Staff are encouraged to develop cross-curricular links with reading and other subjects to provide a relevant and meaningful curriculum for pupils. Reading contributes significantly to our teaching across the curriculum. Children are exposed to a range of texts linking to other areas of our curriculum, including history and geography. Children are exposed to new vocabulary in all other subjects, including technical language.

Spiritual, moral, social and cultural development (SMSC) In our teaching of reading, we also contribute to the development of the children’s spiritual, moral, social and cultural understanding by looking at the establishment of multicultural Britain and the moral implications of the actions of historical figures. Children are therefore provided with many opportunities to discuss moral questions.

Impact: What we achieve by delivering reading in this way and how we know?

Assessment is used to monitor progress and to identify any child needing additional support as soon as they need it.

Assessment for learning is used:

  • daily within class to identify children needing Keep-Up support
  • weekly in the Review lesson to assess gaps, address these immediately and secure fluency of GPCs, words and spellings.
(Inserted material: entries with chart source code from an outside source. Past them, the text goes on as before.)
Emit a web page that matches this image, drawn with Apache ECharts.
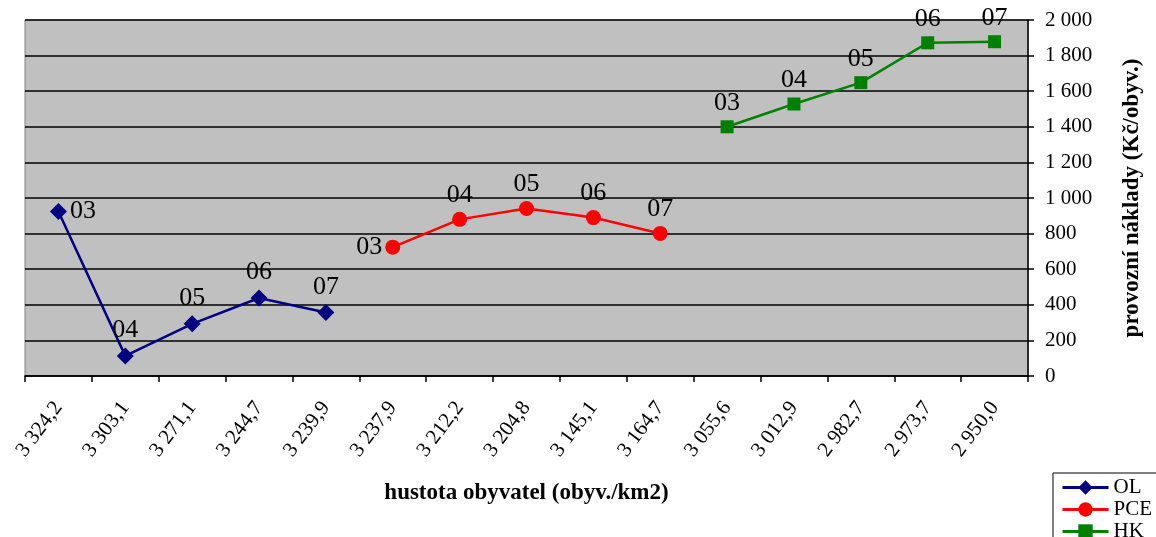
<!DOCTYPE html>
<html>
<head>
<meta charset="utf-8">
<script src="https://cdn.jsdelivr.net/npm/echarts@6/dist/echarts.min.js"></script>
<style>
  html, body { margin: 0; padding: 0; background: #fff; }
  #chart-container { width: 1156px; height: 537px; }
</style>
</head>
<body>
<div id="chart-container"></div>
<script>
var categories = ['3 324,2', '3 303,1', '3 271,1', '3 244,7', '3 239,9',
    '3 237,9', '3 212,2', '3 204,8', '3 145,1', '3 164,7',
    '3 055,6', '3 012,9', '2 982,7', '2 973,7', '2 950,0'];
var years = ['03', '04', '05', '06', '07'];
var olValues = [924, 113, 293, 438, 357];
var pceValues = [724, 880, 941, 890, 801];
var hkValues = [1400, 1528, 1648, 1872, 1878];

var font = 'Liberation Serif';

function spread(values, start, firstPos) {
    var out = [];
    for (var i = 0; i < categories.length; i++) {
        var k = i - start;
        if (k < 0 || k >= values.length) {
            out.push(null);
        } else {
            var item = { value: values[k] };
            if (k === 0 && firstPos) {
                item.label = { position: firstPos, distance: 3 };
            }
            out.push(item);
        }
    }
    return out;
}

function makeSeries(name, values, start, color, symbol, size, firstPos) {
    return {
        name: name,
        type: 'line',
        data: spread(values, start, firstPos),
        connectNulls: false,
        symbol: symbol,
        symbolSize: size,
        showAllSymbol: true,
        lineStyle: { color: color, width: 2.5 },
        itemStyle: { color: color },
        label: {
            show: true,
            position: 'top',
            distance: 4,
            fontFamily: font,
            fontSize: 26,
            color: '#000',
            formatter: function (p) { return years[p.dataIndex - start]; }
        },
        emphasis: { disabled: true },
        animation: false
    };
}

var dom = document.getElementById('chart-container');
var myChart = echarts.init(dom, null, { renderer: 'canvas' });

var option = {
    backgroundColor: '#fff',
    animation: false,
    grid: {
        left: 25, right: 128, top: 20, bottom: 161,
        show: true,
        backgroundColor: '#C0C0C0',
        borderColor: '#808080',
        borderWidth: 1
    },
    legend: {
        orient: 'vertical',
        left: 1053, top: 473,
        height: 120,
        padding: [4, 10, 4, 8],
        itemGap: 1,
        itemWidth: 46,
        itemHeight: 18,
        lineStyle: { width: 3 },
        borderColor: '#000',
        borderWidth: 1,
        backgroundColor: '#fff',
        textStyle: { fontFamily: font, fontSize: 21, color: '#000', lineHeight: 20 },
        data: ['OL', 'PCE', 'HK']
    },
    xAxis: {
        type: 'category',
        data: categories,
        boundaryGap: true,
        name: 'hustota obyvatel (obyv./km2)',
        nameLocation: 'middle',
        nameGap: 106,
        nameTextStyle: { fontFamily: font, fontSize: 23, fontWeight: 'bold', color: '#000' },
        axisLine: { lineStyle: { color: '#000', width: 1.5 } },
        axisTick: { show: true, length: 6, lineStyle: { color: '#000', width: 1.5 } },
        axisLabel: {
            interval: 0,
            rotate: 53,
            margin: 28,
            fontFamily: font,
            fontSize: 21,
            color: '#000'
        },
        splitLine: { show: false }
    },
    yAxis: {
        type: 'value',
        position: 'right',
        min: 0, max: 2000, interval: 200,
        name: 'provozní náklady (Kč/obyv.)',
        nameLocation: 'middle',
        nameRotate: 90,
        nameGap: 93,
        nameTextStyle: { fontFamily: font, fontSize: 23, fontWeight: 'bold', color: '#000' },
        axisLine: { show: true, lineStyle: { color: '#000', width: 1.5 } },
        axisTick: { show: true, length: 6, lineStyle: { color: '#000', width: 1.5 } },
        axisLabel: {
            margin: 17,
            fontFamily: font,
            fontSize: 21,
            color: '#000',
            formatter: function (v) { return String(v).replace(/\B(?=(\d{3})+(?!\d))/g, ' '); }
        },
        splitLine: { show: true, lineStyle: { color: '#000', width: 1.5 } }
    },
    series: [
        makeSeries('OL', olValues, 0, '#000080', 'diamond', 17, 'right'),
        makeSeries('PCE', pceValues, 5, '#FF0000', 'circle', 15, 'left'),
        makeSeries('HK', hkValues, 10, '#008000', 'rect', 13, null)
    ]
};

myChart.setOption(option);
window.addEventListener('resize', myChart.resize);
</script>
</body>
</html>
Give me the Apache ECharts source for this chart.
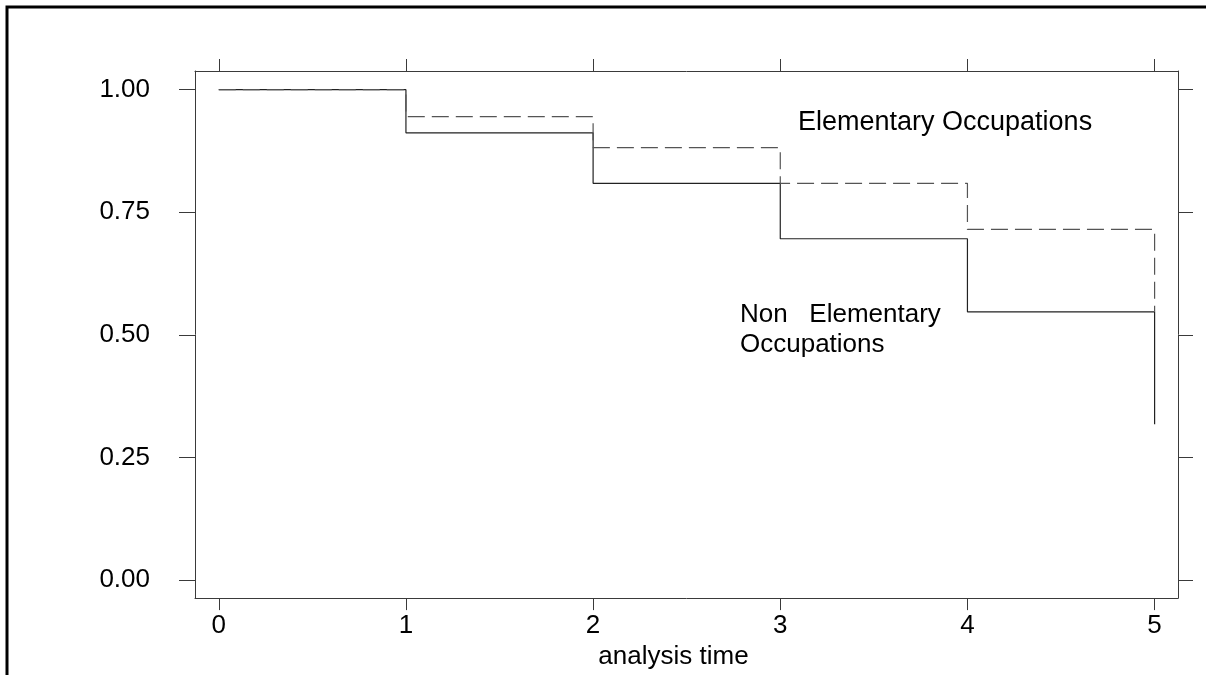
<!DOCTYPE html>
<html>
<head>
<meta charset="utf-8">
<script src="https://cdn.jsdelivr.net/npm/echarts@6/dist/echarts.min.js"></script>
<style>
html,body{margin:0;padding:0;background:#fff;}
#chart{width:1206px;height:675px;}
</style>
</head>
<body>
<div id="chart"></div>
<script>
// Data
var times = [0, 1, 2, 3, 4, 5];
var nonElementary = [1.000, 0.912, 0.809, 0.696, 0.547, 0.318];
var elementary = [1.000, 0.945, 0.882, 0.809, 0.715, 0.547];
var xTicks = [0, 1, 2, 3, 4, 5];
var yTicks = [0, 0.25, 0.5, 0.75, 1];
var xTitle = 'analysis time';
var labelElem = 'Elementary Occupations';
var labelNonElem = 'Non   Elementary\nOccupations';

function pairs(xs, ys) { return xs.map(function (x, i) { return [x, ys[i]]; }); }

var FONT = '"Liberation Sans", Arial, sans-serif';
var AX = '#3a3a3a';

var chart = echarts.init(document.getElementById('chart'), null, { renderer: 'canvas' });
var xMin = -0.127, xMax = 5.125, yMin = -0.0365, yMax = 1.038;

chart.setOption({
  animation: false,
  backgroundColor: '#fff',
  grid: { left: 195, top: 71, right: 28, bottom: 75, containLabel: false },
  xAxis: [
    {
      type: 'value', position: 'bottom', min: xMin, max: xMax,
      axisLine: { show: true, onZero: false, lineStyle: { color: AX, width: 1 } },
      axisTick: { show: true, inside: false, length: 12, customValues: xTicks, lineStyle: { color: AX } },
      axisLabel: { show: true, customValues: xTicks, margin: 15, color: '#000', fontFamily: FONT, fontSize: 26,
        formatter: function (v) { return String(v); } },
      splitLine: { show: false },
      name: xTitle, nameLocation: 'middle', nameGap: 36,
      nameTextStyle: { color: '#000', fontFamily: FONT, fontSize: 26, padding: [0, 26, 0, 0] }
    },
    {
      type: 'value', position: 'top', min: xMin, max: xMax,
      axisLine: { show: true, onZero: false, lineStyle: { color: AX, width: 1 } },
      axisTick: { show: true, inside: false, length: 12, customValues: xTicks, lineStyle: { color: AX } },
      axisLabel: { show: false },
      splitLine: { show: false }
    }
  ],
  yAxis: [
    {
      type: 'value', position: 'left', min: yMin, max: yMax,
      axisLine: { show: true, onZero: false, lineStyle: { color: AX, width: 1 } },
      axisTick: { show: true, inside: false, length: 16, customValues: yTicks, lineStyle: { color: AX } },
      axisLabel: { show: true, customValues: yTicks, margin: 45, color: '#000', fontFamily: FONT, fontSize: 26,
        padding: [10, 0, 0, 0],
        formatter: function (v) { return v.toFixed(2); } },
      splitLine: { show: false }
    },
    {
      type: 'value', position: 'right', min: yMin, max: yMax,
      axisLine: { show: true, onZero: false, lineStyle: { color: AX, width: 1 } },
      axisTick: { show: true, inside: false, length: 15, customValues: yTicks, lineStyle: { color: AX } },
      axisLabel: { show: false },
      splitLine: { show: false }
    }
  ],
  series: [
    {
      name: 'Non Elementary Occupations', type: 'line', step: 'end',
      data: pairs(times, nonElementary), showSymbol: false, symbol: 'none',
      lineStyle: { color: '#222', width: 1.2, type: 'solid' }, z: 2
    },
    {
      name: 'Elementary Occupations', type: 'line', step: 'end',
      data: pairs(times, elementary), showSymbol: false, symbol: 'none',
      lineStyle: { color: '#555', width: 1.2, type: [17, 7] }, z: 3
    }
  ],
  graphic: [
    { type: 'rect', shape: { x: 7, y: 7, width: 1400, height: 900 }, style: { fill: 'none', stroke: '#000', lineWidth: 3 }, silent: true },
    { type: 'text', left: 798, top: 109, style: { text: labelElem, fill: '#000', font: '27px ' + FONT } },
    { type: 'text', left: 740, top: 300, style: { text: labelNonElem, fill: '#000', font: '26px ' + FONT, lineHeight: 30 } }
  ]
});
</script>
</body>
</html>
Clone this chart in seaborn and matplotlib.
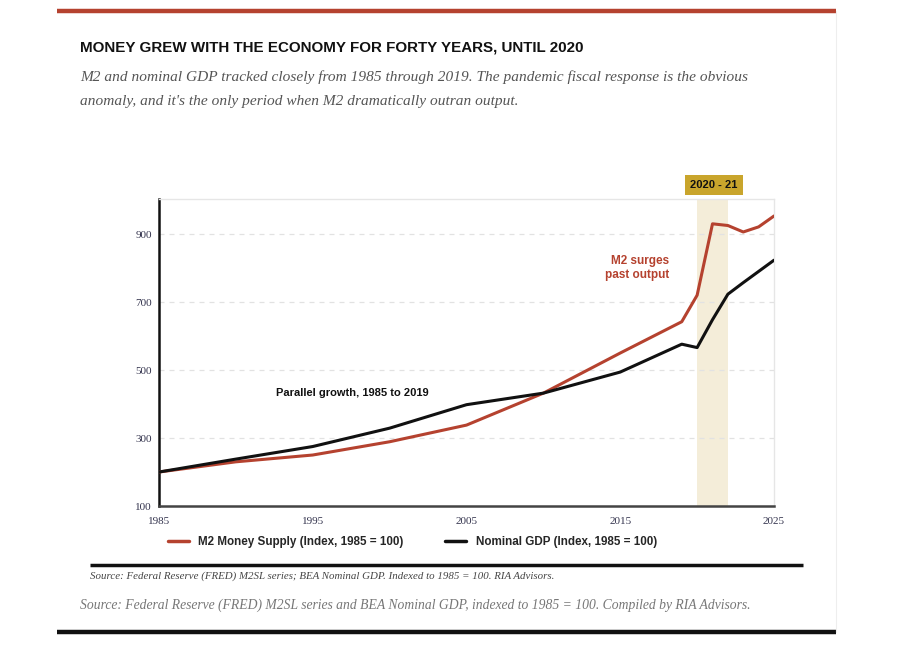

 Summative assessment is used:

  • every six weeks to assess progress, to identify gaps in learning that need to be addressed, to identify any children needing additional support and to plan the Keep-Up support that they need.
  • To assess whether a child would need to be placed onto Rapid Keep Up or SEND programme in the instance where less than expected progress has been made by SLT and scrutinised through the Lesley Clarke’s Letters and Sounds assessment trackers, to narrow attainment gaps between different groups of children and so that any additional support for teachers can be put into place.

STATUTORY ASSESSMENT:
Children in Year 1 sit the Phonics Screening Check. Any child not passing the check re-sits it in Year 2.

ONGOING ASSESSMENT FOR KEEP-UP:
Children in Year 2 to 6 are assessed through their teacher’s ongoing formative assessment as well as through the half-termly Lesley Clarkes Letters and Sounds formative and summative assessments.

Pupils attainment and progress in reading is recorded by teachers using Target Tracker to inform parents and future teaching and learning activities.